**Problem details:** Collect from the data below each line with "React".

────────────────

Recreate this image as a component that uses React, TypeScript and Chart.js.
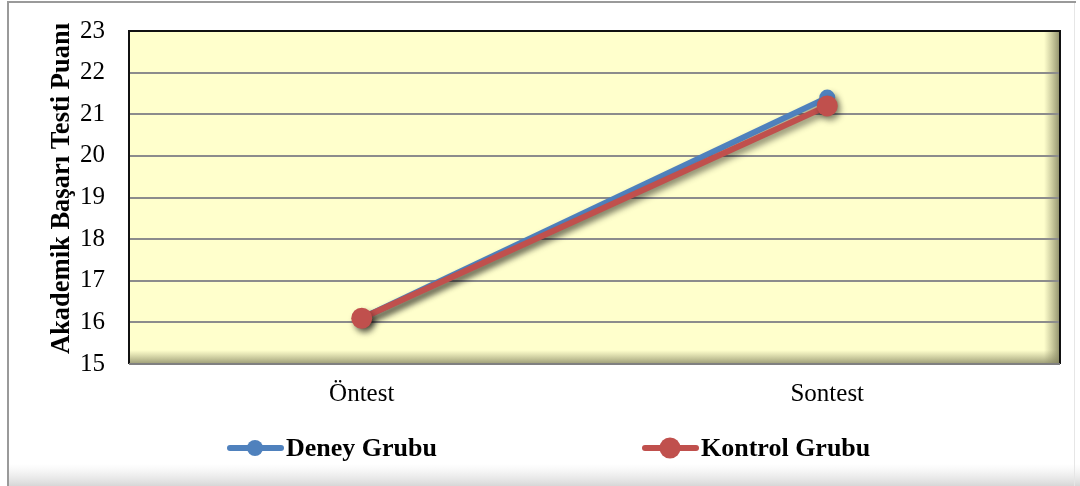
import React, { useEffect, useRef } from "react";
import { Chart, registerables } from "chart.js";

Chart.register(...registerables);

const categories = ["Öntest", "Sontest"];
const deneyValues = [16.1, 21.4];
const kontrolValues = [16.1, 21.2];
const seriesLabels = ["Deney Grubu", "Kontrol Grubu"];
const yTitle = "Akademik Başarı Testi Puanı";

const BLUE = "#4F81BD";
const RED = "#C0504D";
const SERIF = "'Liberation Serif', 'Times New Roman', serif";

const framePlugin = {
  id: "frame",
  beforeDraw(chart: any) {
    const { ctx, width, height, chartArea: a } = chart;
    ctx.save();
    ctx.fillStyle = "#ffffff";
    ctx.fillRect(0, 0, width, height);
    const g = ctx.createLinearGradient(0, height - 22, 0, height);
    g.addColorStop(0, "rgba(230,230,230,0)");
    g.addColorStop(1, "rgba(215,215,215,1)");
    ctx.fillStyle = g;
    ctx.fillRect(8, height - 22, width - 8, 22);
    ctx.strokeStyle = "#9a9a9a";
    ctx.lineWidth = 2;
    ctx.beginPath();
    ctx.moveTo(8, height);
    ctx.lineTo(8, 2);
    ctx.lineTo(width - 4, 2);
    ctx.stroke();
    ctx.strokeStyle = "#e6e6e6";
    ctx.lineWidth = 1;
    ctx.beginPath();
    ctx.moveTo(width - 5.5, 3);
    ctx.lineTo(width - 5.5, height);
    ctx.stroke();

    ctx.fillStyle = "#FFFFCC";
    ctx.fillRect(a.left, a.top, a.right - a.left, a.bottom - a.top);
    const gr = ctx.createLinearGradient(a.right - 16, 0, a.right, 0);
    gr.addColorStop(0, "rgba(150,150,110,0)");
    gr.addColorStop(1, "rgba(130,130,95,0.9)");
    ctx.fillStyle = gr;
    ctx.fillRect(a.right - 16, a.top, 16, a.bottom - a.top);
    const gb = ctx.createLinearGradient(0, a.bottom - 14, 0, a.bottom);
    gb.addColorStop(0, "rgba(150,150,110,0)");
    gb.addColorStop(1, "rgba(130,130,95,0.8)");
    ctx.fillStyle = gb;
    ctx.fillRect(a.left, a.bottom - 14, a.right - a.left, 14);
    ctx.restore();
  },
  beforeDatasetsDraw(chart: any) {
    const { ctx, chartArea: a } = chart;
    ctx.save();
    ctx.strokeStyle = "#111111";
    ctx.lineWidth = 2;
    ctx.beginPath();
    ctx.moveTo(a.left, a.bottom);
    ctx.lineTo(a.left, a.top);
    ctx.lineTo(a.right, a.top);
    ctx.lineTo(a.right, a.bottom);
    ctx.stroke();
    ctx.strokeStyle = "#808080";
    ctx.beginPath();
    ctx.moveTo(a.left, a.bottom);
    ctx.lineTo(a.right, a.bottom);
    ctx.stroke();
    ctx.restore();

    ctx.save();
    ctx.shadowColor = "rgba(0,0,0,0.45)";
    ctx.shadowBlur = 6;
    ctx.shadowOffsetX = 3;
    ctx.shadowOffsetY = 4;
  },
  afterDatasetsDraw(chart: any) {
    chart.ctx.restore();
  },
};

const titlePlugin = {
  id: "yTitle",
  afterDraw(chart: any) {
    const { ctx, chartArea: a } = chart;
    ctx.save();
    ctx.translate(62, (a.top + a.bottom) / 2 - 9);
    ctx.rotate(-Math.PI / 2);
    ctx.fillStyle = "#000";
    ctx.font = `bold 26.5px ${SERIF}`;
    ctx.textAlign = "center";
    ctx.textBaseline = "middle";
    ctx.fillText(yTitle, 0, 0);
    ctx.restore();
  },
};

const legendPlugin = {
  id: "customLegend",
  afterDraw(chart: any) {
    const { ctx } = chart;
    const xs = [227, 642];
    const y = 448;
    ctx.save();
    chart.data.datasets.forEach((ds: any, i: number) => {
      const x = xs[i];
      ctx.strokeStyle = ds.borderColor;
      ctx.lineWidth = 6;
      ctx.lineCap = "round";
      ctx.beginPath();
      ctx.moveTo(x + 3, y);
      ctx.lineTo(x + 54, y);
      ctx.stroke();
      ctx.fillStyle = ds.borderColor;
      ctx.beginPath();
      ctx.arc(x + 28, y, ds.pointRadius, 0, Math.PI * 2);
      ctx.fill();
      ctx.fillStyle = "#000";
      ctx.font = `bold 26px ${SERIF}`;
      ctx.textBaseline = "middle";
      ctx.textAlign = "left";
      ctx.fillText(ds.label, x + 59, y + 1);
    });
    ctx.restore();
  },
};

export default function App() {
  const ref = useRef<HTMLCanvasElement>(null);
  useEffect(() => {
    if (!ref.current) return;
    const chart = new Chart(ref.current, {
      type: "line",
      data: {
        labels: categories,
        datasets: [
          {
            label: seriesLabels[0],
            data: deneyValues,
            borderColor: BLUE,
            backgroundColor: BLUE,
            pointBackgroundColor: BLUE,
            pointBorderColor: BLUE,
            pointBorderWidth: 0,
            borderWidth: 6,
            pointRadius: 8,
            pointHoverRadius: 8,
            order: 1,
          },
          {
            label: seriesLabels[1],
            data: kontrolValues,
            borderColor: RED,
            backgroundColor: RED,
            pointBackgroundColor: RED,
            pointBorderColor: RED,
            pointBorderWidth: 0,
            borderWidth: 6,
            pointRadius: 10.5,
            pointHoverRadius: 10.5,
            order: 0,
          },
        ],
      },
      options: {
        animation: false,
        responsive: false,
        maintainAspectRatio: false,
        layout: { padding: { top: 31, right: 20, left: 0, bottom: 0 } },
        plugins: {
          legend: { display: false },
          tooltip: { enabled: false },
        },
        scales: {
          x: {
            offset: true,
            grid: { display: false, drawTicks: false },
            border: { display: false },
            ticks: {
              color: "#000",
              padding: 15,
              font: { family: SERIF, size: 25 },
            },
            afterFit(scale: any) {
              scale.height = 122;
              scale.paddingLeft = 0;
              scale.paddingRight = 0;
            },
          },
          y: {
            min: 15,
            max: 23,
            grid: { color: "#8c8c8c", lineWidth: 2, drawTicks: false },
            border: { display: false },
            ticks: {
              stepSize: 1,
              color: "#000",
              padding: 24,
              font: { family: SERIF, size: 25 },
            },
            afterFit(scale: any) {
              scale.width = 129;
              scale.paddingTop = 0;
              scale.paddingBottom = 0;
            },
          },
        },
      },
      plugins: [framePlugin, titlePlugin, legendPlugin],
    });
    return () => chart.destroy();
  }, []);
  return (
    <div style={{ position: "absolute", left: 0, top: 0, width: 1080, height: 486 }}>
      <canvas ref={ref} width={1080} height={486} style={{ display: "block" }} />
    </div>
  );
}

────────────────

**Written response:**
Recreate this image as a component that uses React, TypeScript and Chart.js.
import React, { useEffect, useRef } from "react";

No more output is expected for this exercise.